I'm stealing liberally from Chapter 3 of [1] here.
 
The different measures of entropy don't necessarily agree, of course.
 
I think many people are often very sloppy about their use of the word
``entropy.''  Your paper seems to be a useful reminder of just how
misleading our intuition can be.
 
Perhaps an example would be useful.  Let's take Renyi entropy, say.
Suppose we have a memoryless source which generates outputs according to
the distribution of the random variable X.  Then H_2(X) is a good
measure of the collision properties of the source.  The probability that
any two fixed outputs collide is 2^{-H_2(X)}; also, after n outputs, the
expected number of collisions is n(n-1)/2  *  2^{-H_2(X)}.  See [1] for
other results.
 
As an application of Renyi entropy, suppose we encrypt plaintext under
ECB mode, and the random variable X represents the distribution of
blocks of plaintext.  Then after n outputs the expected number of
collisions in ciphertext blocks which leak information on the plaintext
is n(n-1)/2  *  2^{-H_2(X)}.  So when we are interested in collision
properties, it seems that the Renyi entropy roughly matches our
intuition.
 
As an example application of ``guessing'' entropy, imagine analyzing the
Unix password hashing scheme, where we are given the hash of the user's
password.  If we let the r.v. X represent the distribution of users'
passwords, then the expected amount of work needed (in an optimal
dictionary search attack) to recover a single target's password is
2^{H_G(X)}.
 
You give a generalization, wf_p(X), which measures the expected work
required to gain a probability p of success.  This seems useful in the
case that we have many cryptanalytic targets.  Suppose we have a
password file containing n hashes; if we do wf_{c/n}(X) work, the
expected number of passwords broken is c (assuming independence of
password choices).
 
Note that [1] cites a paper by Massey [2] that apparently proves the
bound 2^{H_G(X)} >= 2^{H(X)-2} + 1.  [1] also cites a paper by McEliece
and Yu [3] that apparently proves a weak bound in the other direction,
H(X) >= (2^{H_G(X)} - 1) 2 \log_2 |X| / (|X| - 1), where |X| represents
the number of different possible values X can take on.  See [1] for more
results in this vein.
 
Note that for the uniform distribution, the measures of entropy roughly
agree [H(X) = H_2(X) = \log_2 |X|, H_G(X) = (\log_2 (|X|+1)) - 1].

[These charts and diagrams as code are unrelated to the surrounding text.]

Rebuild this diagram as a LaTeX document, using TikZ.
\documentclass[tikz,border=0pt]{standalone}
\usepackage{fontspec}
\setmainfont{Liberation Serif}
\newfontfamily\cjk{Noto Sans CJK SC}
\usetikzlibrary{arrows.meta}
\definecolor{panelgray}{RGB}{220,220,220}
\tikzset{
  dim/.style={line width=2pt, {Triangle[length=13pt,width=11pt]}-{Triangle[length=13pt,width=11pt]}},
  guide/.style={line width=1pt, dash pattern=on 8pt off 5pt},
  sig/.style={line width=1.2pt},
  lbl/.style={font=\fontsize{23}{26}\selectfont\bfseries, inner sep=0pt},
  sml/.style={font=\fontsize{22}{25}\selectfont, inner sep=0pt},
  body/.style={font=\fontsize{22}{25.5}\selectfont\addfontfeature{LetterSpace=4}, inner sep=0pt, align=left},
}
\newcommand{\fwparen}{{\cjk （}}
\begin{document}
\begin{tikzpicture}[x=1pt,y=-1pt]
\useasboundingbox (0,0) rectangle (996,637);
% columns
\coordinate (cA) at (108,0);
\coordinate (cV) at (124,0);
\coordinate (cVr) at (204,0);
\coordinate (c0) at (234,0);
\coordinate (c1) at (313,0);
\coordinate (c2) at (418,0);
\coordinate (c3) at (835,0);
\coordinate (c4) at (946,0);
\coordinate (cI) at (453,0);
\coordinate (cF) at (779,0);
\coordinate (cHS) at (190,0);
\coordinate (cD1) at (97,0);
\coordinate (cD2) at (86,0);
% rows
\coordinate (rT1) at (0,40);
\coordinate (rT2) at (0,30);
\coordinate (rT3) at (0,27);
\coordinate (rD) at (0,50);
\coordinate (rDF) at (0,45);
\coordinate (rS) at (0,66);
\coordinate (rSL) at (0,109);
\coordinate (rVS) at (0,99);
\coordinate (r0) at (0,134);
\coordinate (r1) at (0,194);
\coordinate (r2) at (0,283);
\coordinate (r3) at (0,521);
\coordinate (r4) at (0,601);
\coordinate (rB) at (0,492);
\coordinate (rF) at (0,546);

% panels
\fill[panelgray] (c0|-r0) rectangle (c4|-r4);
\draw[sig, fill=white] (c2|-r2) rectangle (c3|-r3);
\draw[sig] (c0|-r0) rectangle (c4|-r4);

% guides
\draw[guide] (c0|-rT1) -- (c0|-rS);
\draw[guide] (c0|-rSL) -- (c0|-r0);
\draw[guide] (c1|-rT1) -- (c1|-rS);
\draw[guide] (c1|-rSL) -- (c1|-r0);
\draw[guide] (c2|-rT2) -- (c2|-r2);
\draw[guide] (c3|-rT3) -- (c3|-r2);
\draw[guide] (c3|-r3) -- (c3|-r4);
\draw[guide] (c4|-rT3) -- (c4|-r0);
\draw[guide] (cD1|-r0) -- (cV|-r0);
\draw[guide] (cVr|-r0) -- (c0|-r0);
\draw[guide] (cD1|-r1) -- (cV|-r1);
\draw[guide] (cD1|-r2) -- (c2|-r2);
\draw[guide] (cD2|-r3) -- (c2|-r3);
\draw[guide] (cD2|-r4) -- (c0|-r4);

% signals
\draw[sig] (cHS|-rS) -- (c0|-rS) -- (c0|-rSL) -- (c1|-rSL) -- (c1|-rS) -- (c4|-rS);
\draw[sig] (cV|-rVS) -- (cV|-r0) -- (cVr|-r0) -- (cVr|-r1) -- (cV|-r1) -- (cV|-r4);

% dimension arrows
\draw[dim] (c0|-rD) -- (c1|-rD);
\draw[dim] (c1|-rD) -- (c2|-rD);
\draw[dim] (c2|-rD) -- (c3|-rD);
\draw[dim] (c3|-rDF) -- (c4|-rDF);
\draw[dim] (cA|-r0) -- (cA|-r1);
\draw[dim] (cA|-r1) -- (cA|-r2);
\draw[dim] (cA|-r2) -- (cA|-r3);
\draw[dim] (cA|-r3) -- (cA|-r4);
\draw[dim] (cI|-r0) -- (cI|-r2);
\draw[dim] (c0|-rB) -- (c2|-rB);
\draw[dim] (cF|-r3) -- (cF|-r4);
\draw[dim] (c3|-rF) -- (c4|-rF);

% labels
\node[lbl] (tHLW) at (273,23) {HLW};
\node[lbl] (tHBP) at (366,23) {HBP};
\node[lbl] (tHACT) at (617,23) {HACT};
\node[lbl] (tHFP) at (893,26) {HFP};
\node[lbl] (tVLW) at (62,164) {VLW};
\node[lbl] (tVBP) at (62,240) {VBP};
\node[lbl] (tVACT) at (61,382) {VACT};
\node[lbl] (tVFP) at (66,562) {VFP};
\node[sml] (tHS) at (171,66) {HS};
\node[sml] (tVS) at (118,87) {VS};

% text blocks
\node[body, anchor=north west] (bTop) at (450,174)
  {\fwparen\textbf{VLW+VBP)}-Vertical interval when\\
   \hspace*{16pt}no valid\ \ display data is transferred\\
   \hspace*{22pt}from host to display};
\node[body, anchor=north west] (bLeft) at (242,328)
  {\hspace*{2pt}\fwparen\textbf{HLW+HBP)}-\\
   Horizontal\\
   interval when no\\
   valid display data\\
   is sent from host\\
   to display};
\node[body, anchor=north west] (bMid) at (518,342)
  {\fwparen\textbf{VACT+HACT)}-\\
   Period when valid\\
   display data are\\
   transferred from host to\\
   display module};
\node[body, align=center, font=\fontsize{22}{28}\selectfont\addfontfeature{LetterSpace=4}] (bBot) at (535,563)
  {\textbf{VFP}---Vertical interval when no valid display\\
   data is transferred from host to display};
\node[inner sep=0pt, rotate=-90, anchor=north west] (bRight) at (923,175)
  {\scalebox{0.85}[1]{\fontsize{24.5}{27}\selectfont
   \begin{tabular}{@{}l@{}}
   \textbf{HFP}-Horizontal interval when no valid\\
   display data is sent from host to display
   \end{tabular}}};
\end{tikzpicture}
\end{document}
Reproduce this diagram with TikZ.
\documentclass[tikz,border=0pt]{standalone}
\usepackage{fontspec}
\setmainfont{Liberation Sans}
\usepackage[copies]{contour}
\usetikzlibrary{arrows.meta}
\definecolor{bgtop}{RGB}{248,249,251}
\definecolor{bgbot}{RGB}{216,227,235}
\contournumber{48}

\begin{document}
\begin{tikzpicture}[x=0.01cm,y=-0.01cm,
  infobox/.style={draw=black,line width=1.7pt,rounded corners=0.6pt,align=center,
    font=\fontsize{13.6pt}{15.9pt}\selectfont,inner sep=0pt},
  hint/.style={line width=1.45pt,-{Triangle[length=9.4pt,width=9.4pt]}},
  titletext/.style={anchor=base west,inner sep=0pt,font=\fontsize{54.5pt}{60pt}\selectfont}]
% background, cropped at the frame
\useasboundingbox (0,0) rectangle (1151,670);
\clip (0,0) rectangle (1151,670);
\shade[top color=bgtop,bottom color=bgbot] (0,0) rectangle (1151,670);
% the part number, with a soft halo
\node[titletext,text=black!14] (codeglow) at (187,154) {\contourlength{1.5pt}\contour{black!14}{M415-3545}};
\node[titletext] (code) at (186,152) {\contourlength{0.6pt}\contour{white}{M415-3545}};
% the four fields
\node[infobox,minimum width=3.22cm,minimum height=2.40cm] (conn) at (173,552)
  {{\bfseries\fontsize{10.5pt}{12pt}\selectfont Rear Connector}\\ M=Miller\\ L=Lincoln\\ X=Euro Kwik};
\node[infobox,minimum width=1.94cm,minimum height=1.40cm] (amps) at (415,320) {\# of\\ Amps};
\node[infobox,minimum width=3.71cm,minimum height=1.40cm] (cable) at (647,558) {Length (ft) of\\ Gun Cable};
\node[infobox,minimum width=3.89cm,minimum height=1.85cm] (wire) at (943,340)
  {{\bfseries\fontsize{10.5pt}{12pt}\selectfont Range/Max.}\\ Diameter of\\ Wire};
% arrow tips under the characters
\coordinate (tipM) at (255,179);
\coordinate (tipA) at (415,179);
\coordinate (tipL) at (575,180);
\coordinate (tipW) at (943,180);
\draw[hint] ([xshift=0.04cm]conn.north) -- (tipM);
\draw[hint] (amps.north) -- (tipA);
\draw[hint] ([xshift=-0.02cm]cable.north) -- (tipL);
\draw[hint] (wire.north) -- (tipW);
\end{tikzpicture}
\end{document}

Interestlying, [1] mentions that when X is nearly uniform in the sense
that H(X) = \log_2 |X| - c for small c, then the other measures of
entropy roughly agree too.  Therefore, to prove security, it is
apparently enough to show that H(X) is close to \log_2 |X|.
 
[1] Christian Cachin, Entropy Measures and Unconditional Security in
    Cryptography, PhD thesis, ETH Zurich, May 1997.
    ftp://ftp.inf.ethz.ch/pub/publications/dissertations/th12187.ps.gz
[2] James Massey, ``Guessing and entropy,'' Proc. 1994 IEEE Int'l Symp.
    on Information Theory, 1994, p. 204.
[3] Robert McEliece and Zhong Yu, ``An inequality on entropy,'' Proc.
    1995 IEEE Int'l Symp. on Information Theory, 1995, p. 329.